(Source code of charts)
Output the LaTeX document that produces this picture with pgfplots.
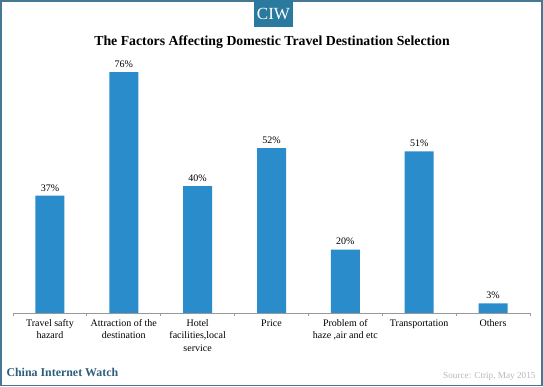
\documentclass[border=0pt]{standalone}
\usepackage{pgfplots}
\pgfplotsset{compat=1.18}
\usepackage{fontspec}
\setmainfont{Liberation Serif}
\definecolor{barblue}{RGB}{42,140,203}
\definecolor{ciwteal}{RGB}{42,122,160}
\definecolor{frame}{RGB}{70,120,150}
\definecolor{footer}{RGB}{45,95,125}
\begin{document}
\begin{tikzpicture}[x=1pt,y=1pt]
\useasboundingbox (0,0) rectangle (543,387);
\fill[white] (0,0) rectangle (543,387);
\draw[frame,line width=1.5pt] (1,1.5) rectangle (542,386);
\fill[ciwteal] (254,387) rectangle (293,360);
\node[white,font=\fontsize{17}{17}\selectfont] at (273.5,373) {CIW};
\node[font=\bfseries\fontsize{13.8}{15}\selectfont] at (272,345) {The Factors Affecting Domestic Travel Destination Selection};
\node[anchor=west,text=footer,font=\bfseries\fontsize{11.9}{13}\selectfont] at (3,15) {China Internet Watch};
\node[anchor=east,text=black!28,font=\fontsize{9.2}{10}\selectfont] at (539,11) {Source: Ctrip, May 2015};
\begin{axis}[
  at={(13pt,74pt)}, anchor=south west,
  scale only axis, width=517pt, height=253.6pt,
  xmin=-0.5, xmax=6.5, ymin=0, ymax=80,
  axis y line=none, axis x line*=bottom,
  x axis line style={-, draw=black!40, line width=0.8pt},
  xtick={0,...,6},
  xticklabels={{Travel safty\\hazard}, {Attraction of the\\destination}, {Hotel\\facilities,local\\service}, {Price}, {Problem of\\haze ,air and etc}, {Transportation}, {Others}},
  major tick length=0pt,
  xticklabel style={align=center, font=\fontsize{10}{12.3}\selectfont, yshift=-3pt, anchor=north},
  extra x ticks={-0.5,0.5,1.5,2.5,3.5,4.5,5.5,6.5},
  extra x tick labels={},
  extra x tick style={major tick length=3pt, tick align=outside, tick style={black!40, line width=0.8pt}},
  /pgf/number format/assume math mode=true,
  nodes near coords={\pgfmathprintnumber{\pgfplotspointmeta}\%},
  every node near coord/.append style={font=\fontsize{10}{11}\selectfont, black, yshift=1pt},
  clip=false,
]
\addplot[ybar, bar width=29pt, fill=barblue, draw=none] coordinates {
(0,37) (1,76) (2,40) (3,52) (4,20) (5,51) (6,3)
};
\end{axis}
\end{tikzpicture}
\end{document}
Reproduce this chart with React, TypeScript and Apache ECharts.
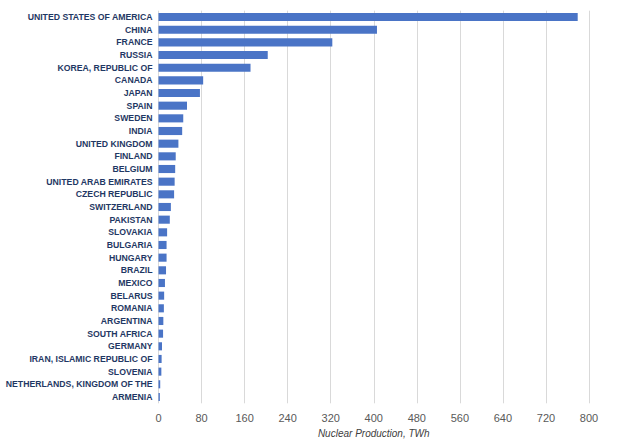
import React, { useEffect, useRef } from "react";
import * as echarts from "echarts";

const countries: string[] = [
  "UNITED STATES OF AMERICA",
  "CHINA",
  "FRANCE",
  "RUSSIA",
  "KOREA, REPUBLIC OF",
  "CANADA",
  "JAPAN",
  "SPAIN",
  "SWEDEN",
  "INDIA",
  "UNITED KINGDOM",
  "FINLAND",
  "BELGIUM",
  "UNITED ARAB EMIRATES",
  "CZECH REPUBLIC",
  "SWITZERLAND",
  "PAKISTAN",
  "SLOVAKIA",
  "BULGARIA",
  "HUNGARY",
  "BRAZIL",
  "MEXICO",
  "BELARUS",
  "ROMANIA",
  "ARGENTINA",
  "SOUTH AFRICA",
  "GERMANY",
  "IRAN, ISLAMIC REPUBLIC OF",
  "SLOVENIA",
  "NETHERLANDS, KINGDOM OF THE",
  "ARMENIA",
];

const productionTWh: number[] = [
  779, 406, 323, 203, 171, 83, 77, 53, 46, 44, 37, 32, 31, 30, 29, 23, 21, 16,
  15, 15, 14, 12, 10.5, 10, 9, 8.5, 6.5, 5.8, 5.3, 3.2, 2.5,
];

const xTicks = { min: 0, max: 800, interval: 80 };
const axisTitle = "Nuclear Production, TWh";

export default function App() {
  const ref = useRef<HTMLDivElement>(null);
  useEffect(() => {
    document.body.style.margin = "0";
    if (!ref.current) return;
    const chart = echarts.init(ref.current, null, { renderer: "svg" });
    chart.setOption({
      animation: false,
      backgroundColor: "#ffffff",
      grid: {
        left: 158.5,
        right: 35,
        top: 10.7,
        bottom: 35.7,
        containLabel: false,
        outerBoundsMode: "none",
      },
      xAxis: {
        type: "value",
        min: xTicks.min,
        max: xTicks.max,
        interval: xTicks.interval,
        axisLine: { show: false },
        axisTick: { show: false },
        splitLine: { show: true, lineStyle: { color: "#d9d9d9", width: 1 } },
        axisLabel: {
          color: "#595959",
          fontSize: 11,
          fontFamily: "Liberation Sans, Arial, sans-serif",
          margin: 9,
        },
        name: axisTitle,
        nameLocation: "middle",
        nameGap: 25,
        nameTextStyle: {
          color: "#404040",
          fontSize: 10,
          fontStyle: "italic",
          fontFamily: "Liberation Sans, Arial, sans-serif",
        },
      },
      yAxis: {
        type: "category",
        data: countries,
        inverse: true,
        axisLine: { show: false },
        axisTick: { show: false },
        splitLine: { show: false },
        axisLabel: {
          color: "#1f3864",
          fontSize: 8.7,
          fontWeight: "bold",
          fontFamily: "Liberation Sans, Arial, sans-serif",
          margin: 6,
          interval: 0,
        },
      },
      series: [
        {
          type: "bar",
          data: productionTWh,
          barWidth: "64%",
          itemStyle: { color: "#4a74c6" },
        },
      ],
    });
    return () => chart.dispose();
  }, []);
  return <div ref={ref} style={{ width: 624, height: 439 }} />;
}
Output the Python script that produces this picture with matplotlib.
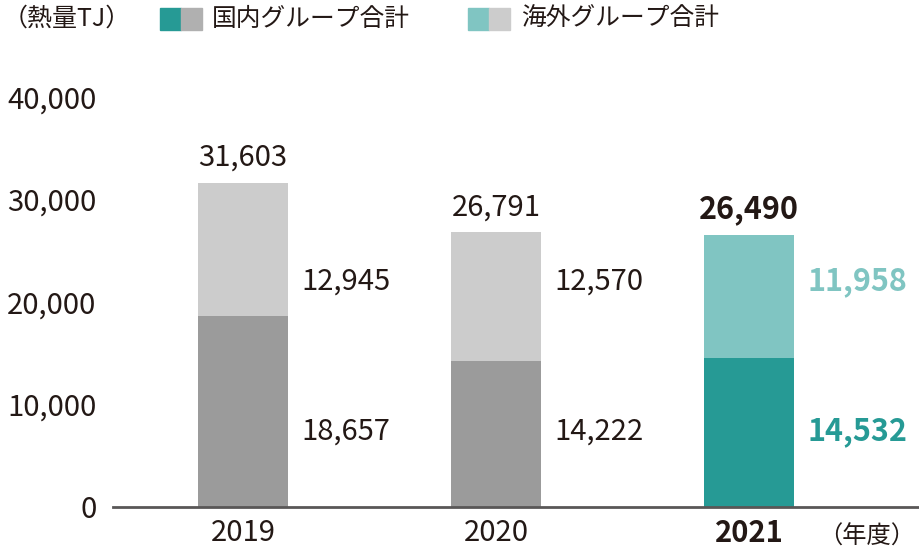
import matplotlib
matplotlib.use("Agg")
import matplotlib.pyplot as plt
from matplotlib.patches import Rectangle

plt.rcParams['font.family'] = ['Noto Sans CJK JP', 'DejaVu Sans']

years = ['2019', '2020', '2021']
domestic = [18657, 14222, 14532]
overseas = [12945, 12570, 11958]
totals = [31603, 26791, 26490]
yticks = [0, 10000, 20000, 30000, 40000]

dom_colors = ['#9b9b9b', '#9b9b9b', '#269a95']
ovs_colors = ['#cccccc', '#cccccc', '#80c5c2']
dark = '#231815'

fig = plt.figure(figsize=(9.2, 5.55), dpi=100)
ax = fig.add_axes([113/920, 1-507/555, 807/920, (507-97)/555])

x = range(len(years))
ax.bar(x, domestic, width=0.356, color=dom_colors, zorder=2)
ax.bar(x, overseas, width=0.356, bottom=domestic, color=ovs_colors, zorder=2)

ax.set_xlim(-0.514, 2.676)
ax.set_ylim(0, 40000)
for s in ['top', 'right', 'left']:
    ax.spines[s].set_visible(False)
ax.spines['bottom'].set_color('#595757')
ax.spines['bottom'].set_linewidth(2)
ax.tick_params(axis='both', length=0, labelsize=21, colors=dark)
ax.tick_params(axis='y', pad=12)
ax.tick_params(axis='x', pad=8)
ax.set_yticks(yticks)
ax.set_yticklabels([f'{v:,}' for v in yticks])
ax.set_xticks(list(x))
ax.set_xticklabels(years)
ax.get_xticklabels()[2].set_fontweight('bold')

for i in x:
    bold = (i == 2)
    w = 'bold' if bold else 'normal'
    fs = 22 if bold else 21
    ax.text(i, totals[i] + 1000, f'{totals[i]:,}', ha='center', va='bottom',
            fontsize=fs, color=dark, fontweight=w)
    ax.text(i + 0.23, 22000, f'{overseas[i]:,}', ha='left', va='center',
            fontsize=fs, color=ovs_colors[i] if bold else dark, fontweight=w)
    ax.text(i + 0.23, 7400, f'{domestic[i]:,}', ha='left', va='center',
            fontsize=fs, color=dom_colors[i] if bold else dark, fontweight=w)

fig.text(915/920, 1-537/555, '（年度）', ha='right', va='center', fontsize=17.5, color=dark)

# legend
fig.text(3/920, 1-19/555, '（熱量TJ）', ha='left', va='center', fontsize=18, color=dark)
sq_h = 22/555
for x0, c in [(160, '#269a95'), (181, '#b0b0b0'), (468, '#80c5c2'), (489, '#cccccc')]:
    fig.patches.append(Rectangle((x0/920, 1-30/555), 21/920, sq_h,
                                 transform=fig.transFigure, color=c))
fig.text(212/920, 1-19/555, '国内グループ合計', ha='left', va='center', fontsize=17.8, color=dark)
fig.text(521/920, 1-19/555, '海外グループ合計', ha='left', va='center', fontsize=17.8, color=dark)

fig.savefig('out.png', dpi=100)
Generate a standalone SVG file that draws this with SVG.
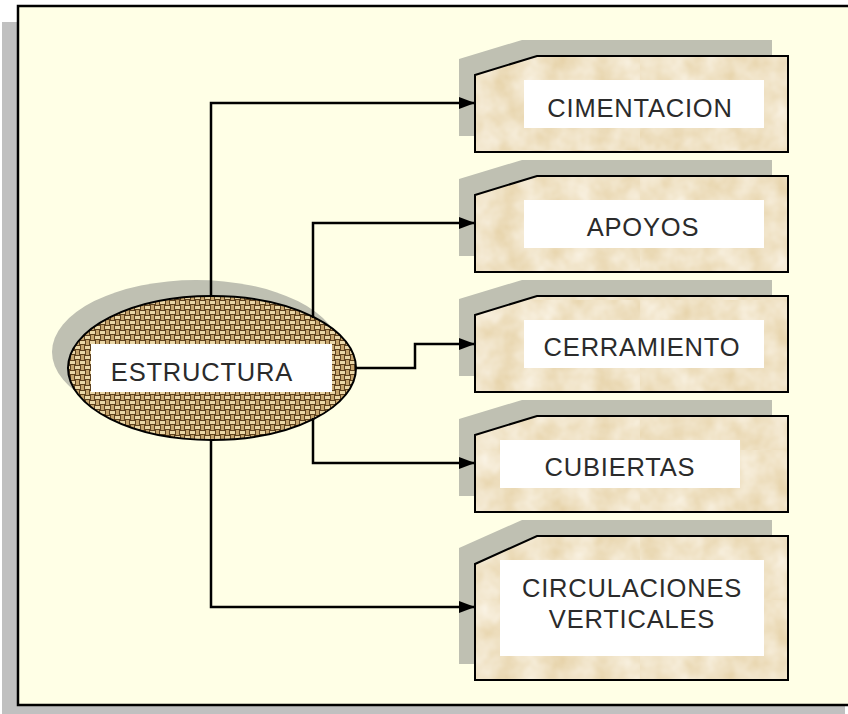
<svg xmlns="http://www.w3.org/2000/svg" width="848" height="714" viewBox="0 0 848 714">
<style>
.sh{fill:#bfc0b2;}
.box{fill:url(#parch);stroke:#000;stroke-width:2;}
.lbl{fill:#fff;}
.t{font-family:"Liberation Sans",Arial,sans-serif;font-size:25.5px;letter-spacing:0.8px;fill:#2b2b2b;text-anchor:middle;}
.c{fill:none;stroke:#000;stroke-width:2.5;}
</style>
<defs>
<pattern id="burlap" width="10" height="10" patternUnits="userSpaceOnUse">
<rect width="10" height="10" fill="#5e421f"/>
<rect x="0" y="1" width="5" height="3" fill="#ead6a6"/>
<rect x="5" y="6" width="5" height="3" fill="#ead6a6"/>
<rect x="6" y="0" width="3" height="5" fill="#c7a66f"/>
<rect x="1" y="5" width="3" height="5" fill="#c7a66f"/>
</pattern>
<filter id="blot" x="0" y="0" width="1" height="1">
<feTurbulence type="fractalNoise" baseFrequency="0.04" numOctaves="3" seed="4" result="n"/>
<feColorMatrix in="n" type="matrix" values="0 0 0 0 0.95  0 0 0 0 0.89  0 0 0 0 0.77  0 0 0 -1.2 1.1" result="c"/>
<feComposite in="c" in2="SourceGraphic" operator="in"/>
</filter>
<pattern id="parch" width="320" height="150" patternUnits="userSpaceOnUse">
<rect width="320" height="150" fill="#e6d2a8"/>
<rect width="320" height="150" fill="#f3e6cb" filter="url(#blot)"/>
</pattern>
<marker id="arr" markerWidth="16" markerHeight="12" refX="16" refY="6" orient="auto" markerUnits="userSpaceOnUse">
<path d="M0,0 L16,6 L0,12 Z" fill="#000"/>
</marker>
</defs>

<rect x="2" y="22" width="16" height="692" fill="#c0c0c0"/>
<rect x="2" y="706" width="843" height="8" fill="#c0c0c0"/>
<rect x="18" y="6" width="840" height="699" fill="#ffffe6" stroke="#000" stroke-width="2.5"/>

<g id="estructura">
<ellipse cx="196" cy="352" rx="144" ry="72" class="sh"/>
<ellipse cx="212" cy="368" rx="144" ry="72" fill="url(#burlap)" stroke="#000" stroke-width="2"/>
<rect class="lbl" x="91" y="344" width="241" height="48"/>
<text class="t" x="202" y="381">ESTRUCTURA</text>
</g>

<g id="cimentacion">
<polygon class="sh" points="459,59 522,40 772,40 772,136 459,136"/>
<polygon class="box" points="475,75 537,56 788,56 788,152 475,152"/>
<rect class="lbl" x="524" y="80" width="240" height="48"/>
<text class="t" x="640" y="117">CIMENTACION</text>
</g>

<g id="apoyos">
<polygon class="sh" points="459,179 522,160 772,160 772,256 459,256"/>
<polygon class="box" points="475,195 537,176 788,176 788,272 475,272"/>
<rect class="lbl" x="524" y="200" width="240" height="48"/>
<text class="t" x="643" y="236">APOYOS</text>
</g>

<g id="cerramiento">
<polygon class="sh" points="459,299 522,280 772,280 772,376 459,376"/>
<polygon class="box" points="475,315 537,296 788,296 788,392 475,392"/>
<rect class="lbl" x="524" y="320" width="240" height="48"/>
<text class="t" x="642" y="356">CERRAMIENTO</text>
</g>

<g id="cubiertas">
<polygon class="sh" points="459,419 522,400 772,400 772,496 459,496"/>
<polygon class="box" points="475,435 537,416 788,416 788,512 475,512"/>
<rect class="lbl" x="500" y="440" width="240" height="48"/>
<text class="t" x="620" y="476">CUBIERTAS</text>
</g>

<g id="circulaciones">
<polygon class="sh" points="459,548 522,520 772,520 772,664 459,664"/>
<polygon class="box" points="475,564 537,536 788,536 788,680 475,680"/>
<rect class="lbl" x="500" y="560" width="264" height="96"/>
<text class="t" x="632" y="597">CIRCULACIONES</text>
<text class="t" x="632" y="628">VERTICALES</text>
</g>

<g id="connectors">
<polyline class="c" points="211,297 211,103 475,103" marker-end="url(#arr)"/>
<polyline class="c" points="313,318 313,223 475,223" marker-end="url(#arr)"/>
<polyline class="c" points="356,368 415,368 415,344 475,344" marker-end="url(#arr)"/>
<polyline class="c" points="313,418 313,463 475,463" marker-end="url(#arr)"/>
<polyline class="c" points="211,439 211,607 475,607" marker-end="url(#arr)"/>
</g>
</svg>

* **Job**
Identify the lines of the entries containing the string "standalone". Copy each such line.

* **Answer in full**
\documentclass[border=0pt]{standalone}
Generate a standalone SVG file that draws this with SVG.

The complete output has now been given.